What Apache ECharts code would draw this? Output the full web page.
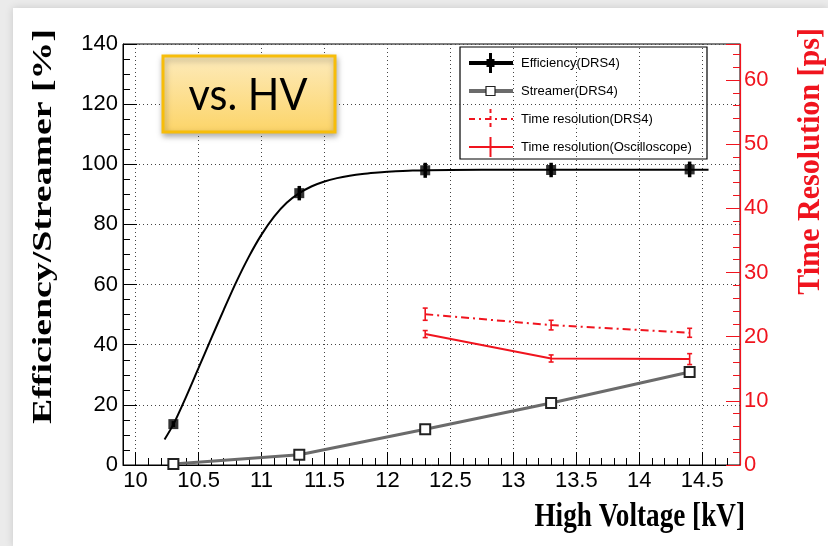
<!DOCTYPE html>
<html>
<head>
<meta charset="utf-8">
<title>Efficiency and time resolution vs. HV</title>
<script src="https://cdn.jsdelivr.net/npm/echarts@6/dist/echarts.min.js"></script>
<style>
  html, body { margin: 0; padding: 0; background: #ebebeb; }
  #sheet { position: absolute; left: 13px; top: 8px; width: 815px; height: 538px; background: #fff; box-shadow: 0 0 8px rgba(0, 0, 0, 0.15); }
  #main { position: absolute; left: 0; top: 0; width: 828px; height: 546px; }
</style>
</head>
<body>
<div id="sheet"></div>
<div id="main"></div>
<script>
// measured points (HV in kV)
const voltage = [10.3, 11.3, 12.3, 13.3, 14.4];
const efficiency = [13.6, 90.4, 98.0, 98.1, 98.3];
const efficiencyErr = [1.0, 2.4, 2.5, 2.4, 2.6];
const streamer = [0.3, 3.4, 11.9, 20.6, 30.9];

// fitted efficiency curve
const fitVoltage = [10.23, 10.3, 10.4, 10.5, 10.6, 10.7, 10.8, 10.9, 11.0, 11.1, 11.2, 11.3, 11.4, 11.5, 11.6, 11.7, 11.8, 11.9, 12.0, 12.2, 12.5, 13.0, 14.55];
const fitEfficiency = [8.5, 13.5, 22.6, 32.3, 42.0, 51.6, 60.9, 69.3, 76.6, 82.6, 87.2, 90.4, 92.7, 94.3, 95.4, 96.2, 96.8, 97.2, 97.5, 97.9, 98.1, 98.2, 98.2];

// time resolution [ps], right axis
const trVoltage = [12.3, 13.3, 14.4];
const trDrs4 = [23.5, 21.8, 20.6];
const trDrs4Err = [0.95, 0.75, 0.7];
const trOscilloscope = [20.4, 16.6, 16.5];
const trOscilloscopeErr = [0.55, 0.55, 0.85];

// axis ranges
const xRange = [9.9, 14.8];
const effRange = [0, 140];
const trRange = [0, 65.6];

const RED = '#f0141e';

function errorBars(color, width, cap) {
  return function (params, api) {
    const x = api.value(0);
    const lo = api.coord([x, api.value(1)]);
    const hi = api.coord([x, api.value(2)]);
    const children = [{
      type: 'line',
      shape: { x1: lo[0], y1: lo[1], x2: hi[0], y2: hi[1] },
      style: { stroke: color, lineWidth: width }
    }];
    if (cap) {
      children.push({ type: 'line', shape: { x1: lo[0] - cap, y1: lo[1], x2: lo[0] + cap, y2: lo[1] }, style: { stroke: color, lineWidth: width } });
      children.push({ type: 'line', shape: { x1: hi[0] - cap, y1: hi[1], x2: hi[0] + cap, y2: hi[1] }, style: { stroke: color, lineWidth: width } });
    }
    return { type: 'group', children: children };
  };
}

const chart = echarts.init(document.getElementById('main'));

const tickFont = 'Liberation Sans';
const titleFont = '"Liberation Serif", serif';

const option = {
  animation: false,
  grid: { left: 123, right: 88, top: 44, bottom: 81, show: true, borderColor: '#000', borderWidth: 1 },
  xAxis: {
    type: 'value', min: xRange[0], max: xRange[1], splitNumber: 10,
    axisLine: { lineStyle: { color: '#000', width: 1 } },
    axisTick: { inside: true, length: 13, lineStyle: { color: '#000' } },
    minorTick: { show: true, splitNumber: 5, length: 7, lineStyle: { color: '#000' } },
    axisLabel: { color: '#000', fontSize: 22, fontFamily: tickFont, margin: 5, showMinLabel: false, showMaxLabel: false },
    splitLine: { show: true, lineStyle: { color: '#444', type: [1, 3] } }
  },
  yAxis: [{
    type: 'value', min: effRange[0], max: effRange[1], interval: 20,
    axisLine: { show: true, lineStyle: { color: '#000', width: 1 } },
    axisTick: { show: true, inside: true, length: 14, lineStyle: { color: '#000' } },
    minorTick: { show: true, splitNumber: 4, length: 7, lineStyle: { color: '#000' } },
    axisLabel: { color: '#000', fontSize: 22, fontFamily: tickFont, margin: 5 },
    splitLine: { show: true, lineStyle: { color: '#444', type: [1, 3] } }
  }, {
    type: 'value', position: 'right', min: trRange[0], max: trRange[1], interval: 10, z: 3,
    axisLine: { show: true, lineStyle: { color: RED, width: 1.2 } },
    axisTick: { show: true, inside: true, length: 14, lineStyle: { color: RED } },
    minorTick: { show: true, splitNumber: 5, length: 7, lineStyle: { color: RED } },
    axisLabel: { color: RED, fontSize: 22, fontFamily: tickFont, margin: 4, showMaxLabel: false },
    splitLine: { show: false }
  }],
  series: [{
    name: 'Efficiency fit', type: 'line', smooth: 0.3, showSymbol: false, z: 3,
    data: fitVoltage.map((v, i) => [v, fitEfficiency[i]]),
    lineStyle: { color: '#000', width: 2 }
  }, {
    name: 'Streamer(DRS4)', type: 'line', z: 3,
    data: voltage.map((v, i) => [v, streamer[i]]),
    lineStyle: { color: '#6b6b6b', width: 3 },
    symbol: 'emptyRect', symbolSize: 10,
    itemStyle: { color: '#222', borderWidth: 1.2 }
  }, {
    name: 'Efficiency(DRS4)', type: 'scatter', z: 5,
    data: voltage.map((v, i) => [v, efficiency[i]]),
    symbol: 'rect', symbolSize: 10,
    itemStyle: { color: '#000' }
  }, {
    name: 'Efficiency error', type: 'custom', z: 4,
    renderItem: errorBars('#000', 3.5, 0),
    encode: { x: 0, y: [1, 2] },
    data: voltage.map((v, i) => [v, efficiency[i] - efficiencyErr[i], efficiency[i] + efficiencyErr[i]])
  }, {
    name: 'Time resolution(DRS4)', type: 'line', yAxisIndex: 1, showSymbol: false, z: 3,
    data: trVoltage.map((v, i) => [v, trDrs4[i]]),
    lineStyle: { color: RED, width: 2, type: [8, 4, 2, 4] }
  }, {
    name: 'DRS4 error', type: 'custom', yAxisIndex: 1, z: 4,
    renderItem: errorBars(RED, 1.6, 2.5),
    encode: { x: 0, y: [1, 2] },
    data: trVoltage.map((v, i) => [v, trDrs4[i] - trDrs4Err[i], trDrs4[i] + trDrs4Err[i]])
  }, {
    name: 'Time resolution(Oscilloscope)', type: 'line', yAxisIndex: 1, showSymbol: false, z: 3,
    data: trVoltage.map((v, i) => [v, trOscilloscope[i]]),
    lineStyle: { color: RED, width: 2 }
  }, {
    name: 'Oscilloscope error', type: 'custom', yAxisIndex: 1, z: 4,
    renderItem: errorBars(RED, 1.6, 2.5),
    encode: { x: 0, y: [1, 2] },
    data: trVoltage.map((v, i) => [v, trOscilloscope[i] - trOscilloscopeErr[i], trOscilloscope[i] + trOscilloscopeErr[i]])
  }],
  graphic: [
    // axis titles
    { type: 'text', x: 44, y: 29, rotation: Math.PI / 2, scaleX: 1.4, z: 10,
      style: { text: 'Efficiency/Streamer [%]', font: 'bold 27px ' + titleFont, fill: '#000', align: 'right', verticalAlign: 'middle' } },
    { type: 'text', x: 811, y: 28, rotation: Math.PI / 2, scaleX: 0.97, z: 10,
      style: { text: 'Time Resolution [ps]', font: 'bold 31px ' + titleFont, fill: RED, align: 'right', verticalAlign: 'middle' } },
    { type: 'text', x: 745, y: 517, scaleX: 0.8, z: 10,
      style: { text: 'High Voltage [kV]', font: 'bold 34px ' + titleFont, fill: '#000', align: 'right', verticalAlign: 'middle' } },
    // "vs. HV" label box
    { type: 'rect', z: 10, shape: { x: 163, y: 56, width: 172, height: 76 },
      style: {
        fill: new echarts.graphic.LinearGradient(0, 0, 0, 1, [{ offset: 0, color: '#fdebbd' }, { offset: 1, color: '#fcd467' }]),
        stroke: '#f7bd0a', lineWidth: 3,
        shadowBlur: 6, shadowOffsetX: 1, shadowOffsetY: 3, shadowColor: 'rgba(0,0,0,0.3)'
      } },
    { type: 'text', x: 248, y: 95, scaleX: 0.92, z: 11,
      style: { text: 'vs. HV', font: '45px Lato, "Open Sans", sans-serif', fill: '#000', align: 'center', verticalAlign: 'middle' } },
    // legend box
    { type: 'group', x: 460, y: 47, z: 10, children: [
      { type: 'rect', shape: { x: 0, y: 0, width: 247, height: 112 }, style: { fill: '#fff', stroke: '#000', lineWidth: 1.2 } },
      { type: 'line', shape: { x1: 9, y1: 16, x2: 53, y2: 16 }, style: { stroke: '#000', lineWidth: 4 } },
      { type: 'line', shape: { x1: 30.5, y1: 6, x2: 30.5, y2: 26 }, style: { stroke: '#000', lineWidth: 3 } },
      { type: 'rect', shape: { x: 26.5, y: 12, width: 8, height: 8 }, style: { fill: '#000' } },
      { type: 'text', x: 61, y: 16, style: { text: 'Efficiency(DRS4)', font: '13px "Liberation Sans"', fill: '#000', verticalAlign: 'middle' } },
      { type: 'line', shape: { x1: 9, y1: 44, x2: 53, y2: 44 }, style: { stroke: '#6b6b6b', lineWidth: 4 } },
      { type: 'rect', shape: { x: 26, y: 39.5, width: 9, height: 9 }, style: { fill: '#fff', stroke: '#222', lineWidth: 1.2 } },
      { type: 'text', x: 61, y: 44, style: { text: 'Streamer(DRS4)', font: '13px "Liberation Sans"', fill: '#000', verticalAlign: 'middle' } },
      { type: 'line', shape: { x1: 9, y1: 72, x2: 53, y2: 72 }, style: { stroke: RED, lineWidth: 2, lineDash: [6, 4, 2, 4] } },
      { type: 'line', shape: { x1: 30.5, y1: 62, x2: 30.5, y2: 82 }, style: { stroke: RED, lineWidth: 2, lineDash: [4, 3] } },
      { type: 'text', x: 61, y: 72, style: { text: 'Time resolution(DRS4)', font: '13px "Liberation Sans"', fill: '#000', verticalAlign: 'middle' } },
      { type: 'line', shape: { x1: 9, y1: 100, x2: 53, y2: 100 }, style: { stroke: RED, lineWidth: 2 } },
      { type: 'line', shape: { x1: 30.5, y1: 90, x2: 30.5, y2: 110 }, style: { stroke: RED, lineWidth: 2 } },
      { type: 'text', x: 61, y: 100, style: { text: 'Time resolution(Oscilloscope)', font: '13px "Liberation Sans"', fill: '#000', verticalAlign: 'middle' } }
    ] }
  ]
};

chart.setOption(option);
</script>
</body>
</html>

--------

Work instructions ▸ Starting at the top of the listing above, please restate word for word each line up to and including the one that holds "const streamer = [0.3, 3.4, 11.9, 20.6, 30.9];", omitting every image.

Response for this exercise ▸
What Apache ECharts code would draw this? Output the full web page.
<!DOCTYPE html>
<html>
<head>
<meta charset="utf-8">
<title>Efficiency and time resolution vs. HV</title>
<script src="https://cdn.jsdelivr.net/npm/echarts@6/dist/echarts.min.js"></script>
<style>
  html, body { margin: 0; padding: 0; background: #ebebeb; }
  #sheet { position: absolute; left: 13px; top: 8px; width: 815px; height: 538px; background: #fff; box-shadow: 0 0 8px rgba(0, 0, 0, 0.15); }
  #main { position: absolute; left: 0; top: 0; width: 828px; height: 546px; }
</style>
</head>
<body>
<div id="sheet"></div>
<div id="main"></div>
<script>
// measured points (HV in kV)
const voltage = [10.3, 11.3, 12.3, 13.3, 14.4];
const efficiency = [13.6, 90.4, 98.0, 98.1, 98.3];
const efficiencyErr = [1.0, 2.4, 2.5, 2.4, 2.6];
const streamer = [0.3, 3.4, 11.9, 20.6, 30.9];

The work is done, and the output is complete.